→ Stated problem
Restate, exactly and without pictures, the lines from the start of the listing below through the line holding "const yDomain = [0, 600];".

→ Data listing

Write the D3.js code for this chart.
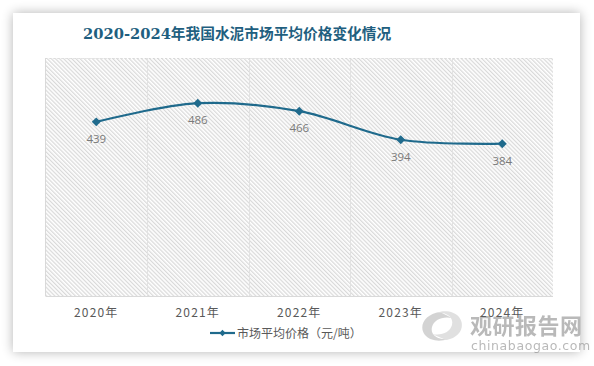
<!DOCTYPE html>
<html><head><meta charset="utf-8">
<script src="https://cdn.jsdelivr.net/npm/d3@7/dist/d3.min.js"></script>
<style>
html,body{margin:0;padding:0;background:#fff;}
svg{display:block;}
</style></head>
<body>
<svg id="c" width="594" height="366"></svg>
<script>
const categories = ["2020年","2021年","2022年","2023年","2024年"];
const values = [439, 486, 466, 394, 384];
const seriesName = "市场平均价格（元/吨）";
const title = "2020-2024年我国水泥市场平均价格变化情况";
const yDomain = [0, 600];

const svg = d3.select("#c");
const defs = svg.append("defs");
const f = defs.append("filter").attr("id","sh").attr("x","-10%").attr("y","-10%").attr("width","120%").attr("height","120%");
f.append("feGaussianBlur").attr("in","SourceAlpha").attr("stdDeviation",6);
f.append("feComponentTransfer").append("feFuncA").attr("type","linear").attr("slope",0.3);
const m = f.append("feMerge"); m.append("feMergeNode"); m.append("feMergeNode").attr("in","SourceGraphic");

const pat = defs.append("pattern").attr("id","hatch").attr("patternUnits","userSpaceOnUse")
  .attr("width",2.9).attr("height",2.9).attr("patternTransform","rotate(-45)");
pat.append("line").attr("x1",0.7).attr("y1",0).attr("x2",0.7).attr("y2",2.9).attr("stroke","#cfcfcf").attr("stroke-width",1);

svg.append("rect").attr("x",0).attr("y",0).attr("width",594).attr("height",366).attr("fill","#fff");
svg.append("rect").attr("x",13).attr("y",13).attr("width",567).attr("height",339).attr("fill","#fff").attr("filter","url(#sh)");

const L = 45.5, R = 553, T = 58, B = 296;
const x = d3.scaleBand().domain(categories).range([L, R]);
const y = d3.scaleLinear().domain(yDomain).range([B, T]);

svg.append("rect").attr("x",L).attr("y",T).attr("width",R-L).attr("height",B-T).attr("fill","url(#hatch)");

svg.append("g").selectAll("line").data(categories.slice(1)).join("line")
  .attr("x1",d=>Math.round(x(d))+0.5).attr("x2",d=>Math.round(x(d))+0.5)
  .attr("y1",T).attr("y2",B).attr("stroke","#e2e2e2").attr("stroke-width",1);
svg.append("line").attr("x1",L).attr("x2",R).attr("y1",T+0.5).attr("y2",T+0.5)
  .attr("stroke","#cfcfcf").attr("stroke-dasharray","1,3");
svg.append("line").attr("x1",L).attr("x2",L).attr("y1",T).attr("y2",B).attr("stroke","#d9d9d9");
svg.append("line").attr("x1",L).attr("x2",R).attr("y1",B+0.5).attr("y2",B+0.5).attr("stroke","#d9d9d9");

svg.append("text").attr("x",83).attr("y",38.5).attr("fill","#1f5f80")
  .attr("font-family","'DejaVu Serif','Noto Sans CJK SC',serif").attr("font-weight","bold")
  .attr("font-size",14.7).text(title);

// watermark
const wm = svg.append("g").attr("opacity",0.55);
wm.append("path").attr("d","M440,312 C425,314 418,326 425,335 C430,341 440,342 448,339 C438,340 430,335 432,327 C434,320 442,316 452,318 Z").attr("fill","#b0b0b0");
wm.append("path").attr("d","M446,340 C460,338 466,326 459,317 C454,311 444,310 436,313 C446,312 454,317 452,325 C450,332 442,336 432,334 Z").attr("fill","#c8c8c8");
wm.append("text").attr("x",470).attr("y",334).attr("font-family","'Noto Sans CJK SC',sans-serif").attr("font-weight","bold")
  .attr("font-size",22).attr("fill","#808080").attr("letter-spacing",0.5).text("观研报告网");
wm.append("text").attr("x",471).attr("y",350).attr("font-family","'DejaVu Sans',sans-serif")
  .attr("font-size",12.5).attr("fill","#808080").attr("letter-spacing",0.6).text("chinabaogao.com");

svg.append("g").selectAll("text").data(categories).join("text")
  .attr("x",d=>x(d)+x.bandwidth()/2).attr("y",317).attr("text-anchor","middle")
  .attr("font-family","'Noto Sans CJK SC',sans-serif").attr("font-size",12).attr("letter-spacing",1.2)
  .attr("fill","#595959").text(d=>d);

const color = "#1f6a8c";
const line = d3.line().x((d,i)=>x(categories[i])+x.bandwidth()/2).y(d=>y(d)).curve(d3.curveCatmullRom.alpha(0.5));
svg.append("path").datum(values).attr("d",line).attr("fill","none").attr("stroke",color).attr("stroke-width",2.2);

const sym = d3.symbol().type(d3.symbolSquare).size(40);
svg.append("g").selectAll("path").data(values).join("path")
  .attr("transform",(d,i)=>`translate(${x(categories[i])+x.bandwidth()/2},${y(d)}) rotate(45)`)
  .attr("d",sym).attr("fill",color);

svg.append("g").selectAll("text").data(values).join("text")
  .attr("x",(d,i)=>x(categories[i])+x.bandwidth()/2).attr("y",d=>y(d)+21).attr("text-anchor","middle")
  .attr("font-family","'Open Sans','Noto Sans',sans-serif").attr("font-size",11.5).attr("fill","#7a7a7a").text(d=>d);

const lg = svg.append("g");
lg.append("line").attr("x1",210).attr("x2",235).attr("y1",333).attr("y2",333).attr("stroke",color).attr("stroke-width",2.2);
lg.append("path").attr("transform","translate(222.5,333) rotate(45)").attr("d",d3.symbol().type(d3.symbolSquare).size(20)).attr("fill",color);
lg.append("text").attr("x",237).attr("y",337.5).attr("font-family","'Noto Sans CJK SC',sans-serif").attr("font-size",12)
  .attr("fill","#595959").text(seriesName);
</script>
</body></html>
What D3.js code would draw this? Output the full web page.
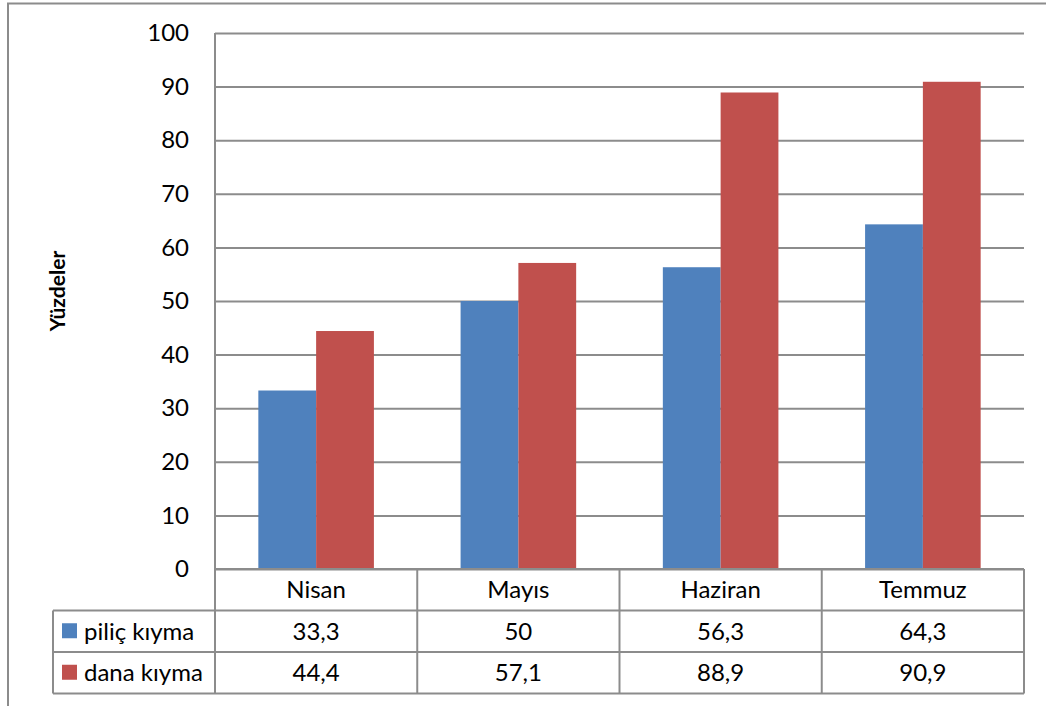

→ Exercise solution
Write the D3.js code for this chart.
<!DOCTYPE html>
<html><head><meta charset="utf-8">
<script src="https://cdn.jsdelivr.net/npm/d3@7/dist/d3.min.js"></script>
<style>
html,body{margin:0;padding:0;background:#fff;}
svg{display:block;}
</style></head>
<body>
<svg id="c" width="594" height="366"></svg>
<script>
const categories = ["2020年","2021年","2022年","2023年","2024年"];
const values = [439, 486, 466, 394, 384];
const seriesName = "市场平均价格（元/吨）";
const title = "2020-2024年我国水泥市场平均价格变化情况";
const yDomain = [0, 600];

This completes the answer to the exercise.